The observers' report was the first independent confirmation of Muslim claims that Zepa, where there were 30,000 people, came under fierce Serbian shelling throughout last week. The observers arrived in the mountain village, 45 miles north-east of Sarajevo, late on Sunday afternoon after walking the last few miles because the road had been blocked by felled trees.

A statement from the UN Protection Force said 200 wounded needed to be evacuated by helicopter. 'Thirty of them need urgent attention.'

The observers reported that most residents had fled to the hills for safety. The people are living in huts, makeshift tents or out in the open and have been surviving on food from US air drops. The refugees urgently needed supplies, the UN reported.

Zepa was one of six 'safe areas' declared by the UN last week after Bosnian Serbs rejected the Vance-Owen peace plan.

Tension was also rising around another 'safe area', the town of Srebrenica, whose Muslim defenders last night received an ultimatum from the commander of Bosnian Serb forces, General Ratko Mladic. In a letter to UN peace-keepers, he warned he would be 'forced to take additional measures if the Muslims continued violating the agreement on demilitarisation of Srebrenica and Zepa, and cessation of hostilies in Bosnia.'

Under an agreement signed last month when the Serbs were on the verge of taking Srebrenica, the Muslims were to hand over their weapons to Canadian UN troops in exchange for a ceasefire in the region. Gen Mladic said the Muslims had failed to surrender their weapons when the deadline expired at 5pm yesterday.

In southern Bosnia, the city of Mostar was in flames last night after what UN military sources described as a well-planned Croatian attack. Bosnian Muslim military commanders said the Croatian army, the HV, rather than the Bosnian Croat militia (HVO), was involved.

Last night a ceasefire was declared in Mostar, but it seemed to have no effect. 'The few buildings left whole are burning. The destruction of the city continues,' Bosnian Muslim radio reported.
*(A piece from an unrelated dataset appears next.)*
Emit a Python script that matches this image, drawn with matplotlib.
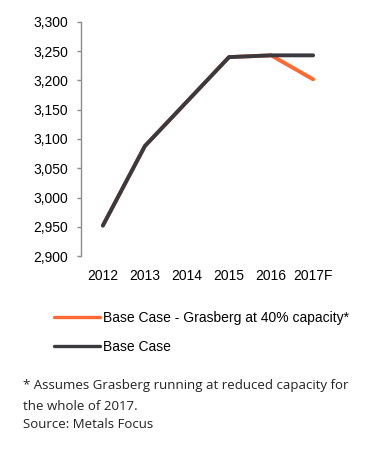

Mostar remained closed to outsiders. Even the UN could not get in and a Spanish UN battalion, which withdrew an hour after the fighting erupted on Sunday night, was not able to return to the city.

The blazing Muslim quarter of Mostar lies west of the river Neretva. British soldiers said two precincts had been cleared of Muslims and there was evidence of extensive hand- to-hand fighting. Western television reports showed up to 1,000 Muslims being rounded up and marched out of the city by Croatian soldiers.

'It seems to have been a well- planned operation. Much of the equipment seems to have been moved in beforehand,' a spokesman of the British UN forces said.

The British army in Vitez could not say who started the fighting, but Lieutenant-Colonel Bob Stewart, who hands over command of the battalion today, said: 'It's a very serious punch-up with ethnic cleansing involved as well.'

WASHINGTON - The US ruled out military action in Bosnia before the weekend referendum by Bosnian Serbs on the Vance-Owen plan. 'Bosnia is in a holding period at this time,' Dee Dee Myers, the White House press secretary, said.